Below this line are records; write out exactly the lines from the one containing "Write a component" through the one containing "['DEP', 'DNBP', 'DIBP', 'BBOEP', 'BDCIPP', 'DPHP'];", with the pictures left out.

• _Records supplied_:

::::::

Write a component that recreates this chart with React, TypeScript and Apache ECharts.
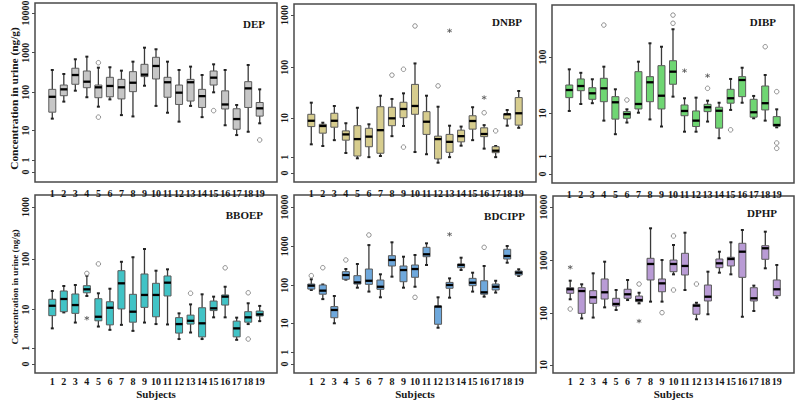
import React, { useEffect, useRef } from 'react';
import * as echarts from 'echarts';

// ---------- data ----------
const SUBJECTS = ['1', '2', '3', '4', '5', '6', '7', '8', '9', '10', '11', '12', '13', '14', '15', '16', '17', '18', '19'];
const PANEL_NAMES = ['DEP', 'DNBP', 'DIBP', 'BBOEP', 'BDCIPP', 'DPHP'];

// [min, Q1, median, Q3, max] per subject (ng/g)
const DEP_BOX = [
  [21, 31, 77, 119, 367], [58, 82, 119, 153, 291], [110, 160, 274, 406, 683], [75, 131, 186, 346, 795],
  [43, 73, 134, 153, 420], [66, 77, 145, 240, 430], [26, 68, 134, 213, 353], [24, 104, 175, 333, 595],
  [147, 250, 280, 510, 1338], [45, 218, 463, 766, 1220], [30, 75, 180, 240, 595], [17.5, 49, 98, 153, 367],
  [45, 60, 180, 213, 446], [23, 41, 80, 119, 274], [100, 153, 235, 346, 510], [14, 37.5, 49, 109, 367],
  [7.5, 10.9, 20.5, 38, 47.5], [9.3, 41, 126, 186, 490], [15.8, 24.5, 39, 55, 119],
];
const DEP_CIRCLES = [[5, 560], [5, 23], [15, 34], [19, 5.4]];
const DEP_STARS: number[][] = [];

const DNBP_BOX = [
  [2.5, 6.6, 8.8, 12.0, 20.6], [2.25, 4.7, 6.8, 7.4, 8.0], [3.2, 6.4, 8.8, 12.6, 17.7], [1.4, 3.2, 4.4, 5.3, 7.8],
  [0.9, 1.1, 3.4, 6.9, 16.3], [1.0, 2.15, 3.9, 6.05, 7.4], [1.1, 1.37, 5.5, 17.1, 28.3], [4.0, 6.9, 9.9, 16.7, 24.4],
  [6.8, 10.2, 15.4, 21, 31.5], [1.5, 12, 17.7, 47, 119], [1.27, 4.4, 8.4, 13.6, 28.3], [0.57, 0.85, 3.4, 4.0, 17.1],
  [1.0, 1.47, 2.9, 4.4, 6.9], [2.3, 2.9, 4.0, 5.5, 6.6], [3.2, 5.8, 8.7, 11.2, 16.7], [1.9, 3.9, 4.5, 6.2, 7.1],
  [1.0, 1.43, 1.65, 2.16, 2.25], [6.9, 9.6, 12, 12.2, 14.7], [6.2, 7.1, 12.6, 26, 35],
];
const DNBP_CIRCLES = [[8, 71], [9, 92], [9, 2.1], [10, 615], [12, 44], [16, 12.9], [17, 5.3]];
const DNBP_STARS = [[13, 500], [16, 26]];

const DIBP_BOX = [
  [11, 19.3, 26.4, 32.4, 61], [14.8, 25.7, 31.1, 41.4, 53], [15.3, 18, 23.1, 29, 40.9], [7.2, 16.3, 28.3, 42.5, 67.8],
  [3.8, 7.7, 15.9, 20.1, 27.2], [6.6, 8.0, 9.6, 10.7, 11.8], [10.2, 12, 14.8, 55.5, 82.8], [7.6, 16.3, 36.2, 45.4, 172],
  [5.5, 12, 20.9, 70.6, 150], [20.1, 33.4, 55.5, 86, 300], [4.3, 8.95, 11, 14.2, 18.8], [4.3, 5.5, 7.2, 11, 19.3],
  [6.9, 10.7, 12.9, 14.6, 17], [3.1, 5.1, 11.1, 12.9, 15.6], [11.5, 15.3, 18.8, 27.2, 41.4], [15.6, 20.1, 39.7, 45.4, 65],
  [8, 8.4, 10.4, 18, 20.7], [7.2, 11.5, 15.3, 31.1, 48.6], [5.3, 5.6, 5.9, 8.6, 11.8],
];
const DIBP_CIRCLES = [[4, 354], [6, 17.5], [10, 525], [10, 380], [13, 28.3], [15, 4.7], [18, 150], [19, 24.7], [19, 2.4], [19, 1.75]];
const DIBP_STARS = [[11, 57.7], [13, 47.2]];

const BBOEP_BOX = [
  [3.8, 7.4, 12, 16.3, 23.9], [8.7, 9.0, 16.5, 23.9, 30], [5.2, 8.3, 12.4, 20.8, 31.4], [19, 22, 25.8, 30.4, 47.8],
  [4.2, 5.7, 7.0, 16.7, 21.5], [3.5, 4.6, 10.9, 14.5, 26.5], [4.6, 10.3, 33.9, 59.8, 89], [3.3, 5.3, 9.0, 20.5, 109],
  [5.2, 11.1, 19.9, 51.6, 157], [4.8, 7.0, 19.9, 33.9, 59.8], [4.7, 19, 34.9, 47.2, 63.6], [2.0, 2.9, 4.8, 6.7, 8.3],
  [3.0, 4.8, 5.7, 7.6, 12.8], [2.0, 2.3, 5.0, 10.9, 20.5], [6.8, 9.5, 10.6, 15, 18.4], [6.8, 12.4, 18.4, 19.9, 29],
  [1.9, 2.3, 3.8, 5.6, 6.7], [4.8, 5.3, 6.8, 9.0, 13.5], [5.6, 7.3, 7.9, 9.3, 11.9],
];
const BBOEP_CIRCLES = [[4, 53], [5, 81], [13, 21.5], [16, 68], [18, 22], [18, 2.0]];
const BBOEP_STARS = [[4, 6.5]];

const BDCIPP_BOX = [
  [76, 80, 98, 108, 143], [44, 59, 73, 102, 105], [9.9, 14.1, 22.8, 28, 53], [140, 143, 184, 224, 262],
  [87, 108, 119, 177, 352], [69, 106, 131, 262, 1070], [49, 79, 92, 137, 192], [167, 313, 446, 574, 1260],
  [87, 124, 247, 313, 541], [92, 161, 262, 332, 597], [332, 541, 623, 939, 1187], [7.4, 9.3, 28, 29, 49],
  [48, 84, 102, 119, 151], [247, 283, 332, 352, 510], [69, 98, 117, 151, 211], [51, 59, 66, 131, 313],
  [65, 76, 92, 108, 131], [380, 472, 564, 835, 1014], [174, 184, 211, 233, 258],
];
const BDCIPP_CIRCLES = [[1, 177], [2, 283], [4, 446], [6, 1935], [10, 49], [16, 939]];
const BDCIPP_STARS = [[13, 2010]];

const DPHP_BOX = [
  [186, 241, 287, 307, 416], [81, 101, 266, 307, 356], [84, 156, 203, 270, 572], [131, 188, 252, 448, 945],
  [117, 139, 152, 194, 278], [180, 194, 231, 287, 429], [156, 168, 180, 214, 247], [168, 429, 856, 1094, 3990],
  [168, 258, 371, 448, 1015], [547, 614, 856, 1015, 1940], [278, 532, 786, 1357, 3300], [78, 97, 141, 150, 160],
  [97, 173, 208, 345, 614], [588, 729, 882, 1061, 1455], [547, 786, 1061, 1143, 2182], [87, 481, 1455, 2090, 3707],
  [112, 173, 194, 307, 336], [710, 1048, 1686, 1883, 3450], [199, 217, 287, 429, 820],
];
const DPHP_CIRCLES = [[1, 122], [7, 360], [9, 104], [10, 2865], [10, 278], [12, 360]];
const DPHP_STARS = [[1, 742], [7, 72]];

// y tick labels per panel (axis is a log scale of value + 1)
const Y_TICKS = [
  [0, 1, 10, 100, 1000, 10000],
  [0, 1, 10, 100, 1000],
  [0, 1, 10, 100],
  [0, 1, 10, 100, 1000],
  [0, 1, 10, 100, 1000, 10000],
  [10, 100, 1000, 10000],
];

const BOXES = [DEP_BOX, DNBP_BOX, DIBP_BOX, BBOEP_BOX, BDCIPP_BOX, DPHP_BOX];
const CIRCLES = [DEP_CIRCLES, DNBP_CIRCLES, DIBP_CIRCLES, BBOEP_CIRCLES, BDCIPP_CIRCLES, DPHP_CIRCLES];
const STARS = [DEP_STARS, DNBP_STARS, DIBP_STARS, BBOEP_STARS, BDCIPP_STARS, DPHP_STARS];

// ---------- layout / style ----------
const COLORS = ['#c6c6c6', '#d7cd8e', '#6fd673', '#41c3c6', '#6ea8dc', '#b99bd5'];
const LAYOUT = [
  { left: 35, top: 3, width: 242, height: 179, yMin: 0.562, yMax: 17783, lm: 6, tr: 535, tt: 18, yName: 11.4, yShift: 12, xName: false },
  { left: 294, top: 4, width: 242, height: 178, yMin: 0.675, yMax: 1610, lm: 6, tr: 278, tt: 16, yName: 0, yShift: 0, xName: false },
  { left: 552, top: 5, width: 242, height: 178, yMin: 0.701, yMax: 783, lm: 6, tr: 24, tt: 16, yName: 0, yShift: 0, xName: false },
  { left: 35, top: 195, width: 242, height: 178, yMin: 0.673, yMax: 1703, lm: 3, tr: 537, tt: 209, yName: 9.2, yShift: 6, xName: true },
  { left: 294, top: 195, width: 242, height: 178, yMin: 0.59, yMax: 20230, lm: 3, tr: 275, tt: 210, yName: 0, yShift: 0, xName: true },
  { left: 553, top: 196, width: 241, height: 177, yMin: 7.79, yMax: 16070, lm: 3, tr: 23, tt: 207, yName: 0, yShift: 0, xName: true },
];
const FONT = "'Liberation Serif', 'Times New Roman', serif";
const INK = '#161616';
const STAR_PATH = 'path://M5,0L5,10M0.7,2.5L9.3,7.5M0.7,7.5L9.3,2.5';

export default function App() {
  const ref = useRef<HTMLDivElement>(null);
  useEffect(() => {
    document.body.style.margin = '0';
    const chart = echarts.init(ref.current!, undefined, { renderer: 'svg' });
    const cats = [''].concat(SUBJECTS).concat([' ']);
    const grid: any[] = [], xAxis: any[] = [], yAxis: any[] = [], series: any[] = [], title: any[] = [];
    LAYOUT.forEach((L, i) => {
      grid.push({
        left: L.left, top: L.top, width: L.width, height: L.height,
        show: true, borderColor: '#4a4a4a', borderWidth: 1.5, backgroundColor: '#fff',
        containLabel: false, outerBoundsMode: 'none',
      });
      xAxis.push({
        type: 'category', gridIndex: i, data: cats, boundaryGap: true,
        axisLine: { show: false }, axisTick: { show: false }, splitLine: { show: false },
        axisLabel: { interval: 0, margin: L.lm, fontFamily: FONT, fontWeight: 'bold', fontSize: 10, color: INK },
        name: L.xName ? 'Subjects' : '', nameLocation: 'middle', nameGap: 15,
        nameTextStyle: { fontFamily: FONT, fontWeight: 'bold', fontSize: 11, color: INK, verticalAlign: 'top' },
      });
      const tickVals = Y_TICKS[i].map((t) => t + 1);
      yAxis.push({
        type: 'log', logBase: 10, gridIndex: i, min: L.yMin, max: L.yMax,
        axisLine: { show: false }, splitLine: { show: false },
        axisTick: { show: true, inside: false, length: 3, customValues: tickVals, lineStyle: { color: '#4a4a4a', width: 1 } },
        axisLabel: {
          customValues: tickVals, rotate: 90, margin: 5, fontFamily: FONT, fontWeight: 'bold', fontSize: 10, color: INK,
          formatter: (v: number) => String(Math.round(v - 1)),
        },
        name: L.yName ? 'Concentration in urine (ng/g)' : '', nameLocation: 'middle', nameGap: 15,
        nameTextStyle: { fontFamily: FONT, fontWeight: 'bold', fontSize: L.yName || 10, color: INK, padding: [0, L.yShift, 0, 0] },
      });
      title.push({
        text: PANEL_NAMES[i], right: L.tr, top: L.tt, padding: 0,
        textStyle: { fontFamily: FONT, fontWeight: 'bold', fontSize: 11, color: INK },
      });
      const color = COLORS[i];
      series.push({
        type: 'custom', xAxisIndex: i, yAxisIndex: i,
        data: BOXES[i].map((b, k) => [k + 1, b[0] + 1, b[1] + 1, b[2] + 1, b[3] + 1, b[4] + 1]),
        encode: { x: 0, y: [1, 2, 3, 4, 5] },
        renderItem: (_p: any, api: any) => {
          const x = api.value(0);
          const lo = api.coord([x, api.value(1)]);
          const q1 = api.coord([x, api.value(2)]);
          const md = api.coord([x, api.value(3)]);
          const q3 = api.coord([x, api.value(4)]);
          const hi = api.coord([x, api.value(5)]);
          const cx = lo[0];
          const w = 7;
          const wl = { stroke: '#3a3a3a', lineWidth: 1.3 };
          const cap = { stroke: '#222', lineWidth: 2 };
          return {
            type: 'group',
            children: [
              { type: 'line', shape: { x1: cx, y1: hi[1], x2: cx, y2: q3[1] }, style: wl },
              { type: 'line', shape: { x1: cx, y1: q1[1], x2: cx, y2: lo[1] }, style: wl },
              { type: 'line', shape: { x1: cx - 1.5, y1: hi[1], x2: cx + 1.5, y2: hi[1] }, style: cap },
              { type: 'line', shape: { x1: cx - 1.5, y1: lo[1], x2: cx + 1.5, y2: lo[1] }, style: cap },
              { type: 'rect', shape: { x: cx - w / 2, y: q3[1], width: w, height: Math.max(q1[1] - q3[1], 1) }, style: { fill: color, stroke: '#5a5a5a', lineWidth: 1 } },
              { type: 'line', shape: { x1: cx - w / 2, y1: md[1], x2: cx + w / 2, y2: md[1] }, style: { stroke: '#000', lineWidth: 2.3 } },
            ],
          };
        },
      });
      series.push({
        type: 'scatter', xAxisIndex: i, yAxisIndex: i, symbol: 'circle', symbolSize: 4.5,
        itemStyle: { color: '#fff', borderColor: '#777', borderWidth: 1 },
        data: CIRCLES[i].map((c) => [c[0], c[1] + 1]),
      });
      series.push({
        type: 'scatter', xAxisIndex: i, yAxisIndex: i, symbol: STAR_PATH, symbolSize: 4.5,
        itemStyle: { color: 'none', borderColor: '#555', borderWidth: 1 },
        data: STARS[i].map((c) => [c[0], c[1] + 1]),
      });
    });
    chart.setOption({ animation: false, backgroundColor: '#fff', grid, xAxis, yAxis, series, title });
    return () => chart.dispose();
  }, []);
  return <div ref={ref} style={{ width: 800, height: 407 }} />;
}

::::::

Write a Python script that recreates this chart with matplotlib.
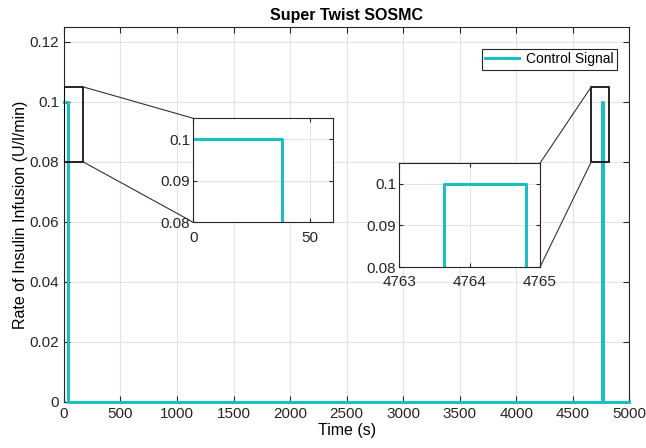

::::::

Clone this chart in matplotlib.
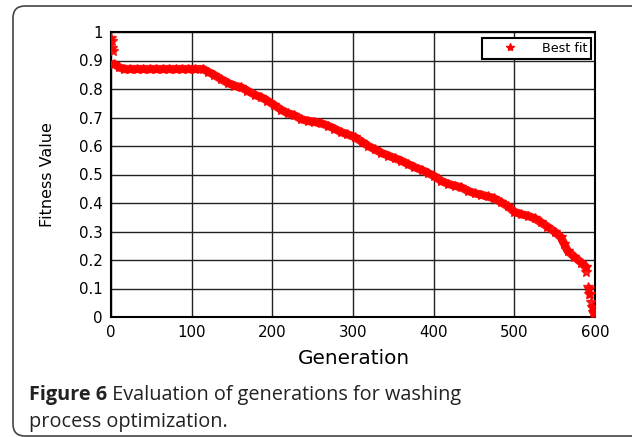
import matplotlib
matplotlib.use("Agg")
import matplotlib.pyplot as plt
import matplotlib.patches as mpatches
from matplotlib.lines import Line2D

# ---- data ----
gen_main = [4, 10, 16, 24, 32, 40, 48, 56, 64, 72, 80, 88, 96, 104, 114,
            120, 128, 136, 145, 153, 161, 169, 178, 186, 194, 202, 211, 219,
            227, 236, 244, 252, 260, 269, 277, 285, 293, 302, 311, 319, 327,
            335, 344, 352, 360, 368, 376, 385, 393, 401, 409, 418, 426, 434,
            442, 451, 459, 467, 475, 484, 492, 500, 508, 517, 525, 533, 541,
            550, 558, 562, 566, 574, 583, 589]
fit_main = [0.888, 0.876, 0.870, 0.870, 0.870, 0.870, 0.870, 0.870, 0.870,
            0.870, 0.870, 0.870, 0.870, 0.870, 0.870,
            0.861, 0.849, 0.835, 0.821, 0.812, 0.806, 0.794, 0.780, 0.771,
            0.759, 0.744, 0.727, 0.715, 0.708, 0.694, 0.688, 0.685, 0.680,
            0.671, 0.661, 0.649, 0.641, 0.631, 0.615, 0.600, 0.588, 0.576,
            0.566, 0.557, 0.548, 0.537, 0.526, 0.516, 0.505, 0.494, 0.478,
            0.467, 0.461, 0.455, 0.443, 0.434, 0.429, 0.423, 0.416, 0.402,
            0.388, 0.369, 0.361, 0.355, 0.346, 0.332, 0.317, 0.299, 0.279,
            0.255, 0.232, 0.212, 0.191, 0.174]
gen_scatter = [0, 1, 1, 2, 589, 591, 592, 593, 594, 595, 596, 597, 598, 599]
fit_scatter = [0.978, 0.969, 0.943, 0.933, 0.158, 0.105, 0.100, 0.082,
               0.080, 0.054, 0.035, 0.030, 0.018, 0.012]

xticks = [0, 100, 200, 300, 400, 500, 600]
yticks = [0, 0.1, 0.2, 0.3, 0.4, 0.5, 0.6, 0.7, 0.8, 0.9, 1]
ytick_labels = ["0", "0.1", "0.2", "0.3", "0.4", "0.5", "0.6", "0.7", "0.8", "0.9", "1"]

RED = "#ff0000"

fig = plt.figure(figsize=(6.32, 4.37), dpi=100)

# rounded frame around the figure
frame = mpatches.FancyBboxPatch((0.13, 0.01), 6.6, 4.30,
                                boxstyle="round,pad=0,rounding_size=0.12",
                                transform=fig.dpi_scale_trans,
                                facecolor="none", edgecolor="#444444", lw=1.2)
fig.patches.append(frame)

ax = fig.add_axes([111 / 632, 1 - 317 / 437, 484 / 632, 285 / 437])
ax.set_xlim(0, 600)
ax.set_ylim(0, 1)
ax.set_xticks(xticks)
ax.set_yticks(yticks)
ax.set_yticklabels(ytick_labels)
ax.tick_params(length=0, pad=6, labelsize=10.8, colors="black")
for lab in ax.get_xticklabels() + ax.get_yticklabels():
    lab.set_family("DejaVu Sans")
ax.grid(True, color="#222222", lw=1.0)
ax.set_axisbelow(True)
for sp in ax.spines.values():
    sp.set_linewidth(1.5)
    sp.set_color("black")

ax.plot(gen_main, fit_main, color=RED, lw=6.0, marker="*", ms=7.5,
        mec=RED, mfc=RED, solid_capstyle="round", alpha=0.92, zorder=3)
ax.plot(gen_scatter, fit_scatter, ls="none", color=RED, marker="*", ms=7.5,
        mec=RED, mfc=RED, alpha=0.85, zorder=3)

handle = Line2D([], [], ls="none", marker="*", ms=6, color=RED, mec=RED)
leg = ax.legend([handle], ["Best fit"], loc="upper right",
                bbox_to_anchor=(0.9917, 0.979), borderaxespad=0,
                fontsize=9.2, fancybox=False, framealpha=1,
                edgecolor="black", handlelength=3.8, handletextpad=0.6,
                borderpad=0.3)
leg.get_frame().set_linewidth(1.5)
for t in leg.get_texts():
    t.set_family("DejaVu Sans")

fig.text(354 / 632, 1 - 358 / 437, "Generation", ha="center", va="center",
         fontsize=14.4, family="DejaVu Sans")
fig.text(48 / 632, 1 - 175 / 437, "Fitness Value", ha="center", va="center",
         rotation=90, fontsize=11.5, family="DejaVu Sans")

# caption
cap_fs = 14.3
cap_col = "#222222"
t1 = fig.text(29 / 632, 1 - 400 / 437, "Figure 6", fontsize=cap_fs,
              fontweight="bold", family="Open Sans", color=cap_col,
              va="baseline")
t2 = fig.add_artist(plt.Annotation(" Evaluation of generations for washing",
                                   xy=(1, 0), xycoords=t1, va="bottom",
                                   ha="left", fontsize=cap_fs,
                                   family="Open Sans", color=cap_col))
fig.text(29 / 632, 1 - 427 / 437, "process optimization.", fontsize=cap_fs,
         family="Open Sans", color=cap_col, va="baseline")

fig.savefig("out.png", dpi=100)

::::::

• _Solution below_:
Write a component that recreates this chart with React, TypeScript and Apache ECharts.
import React, { useEffect, useRef } from 'react';
import * as echarts from 'echarts';

// ---------- data ----------
const SUBJECTS = ['1', '2', '3', '4', '5', '6', '7', '8', '9', '10', '11', '12', '13', '14', '15', '16', '17', '18', '19'];
const PANEL_NAMES = ['DEP', 'DNBP', 'DIBP', 'BBOEP', 'BDCIPP', 'DPHP'];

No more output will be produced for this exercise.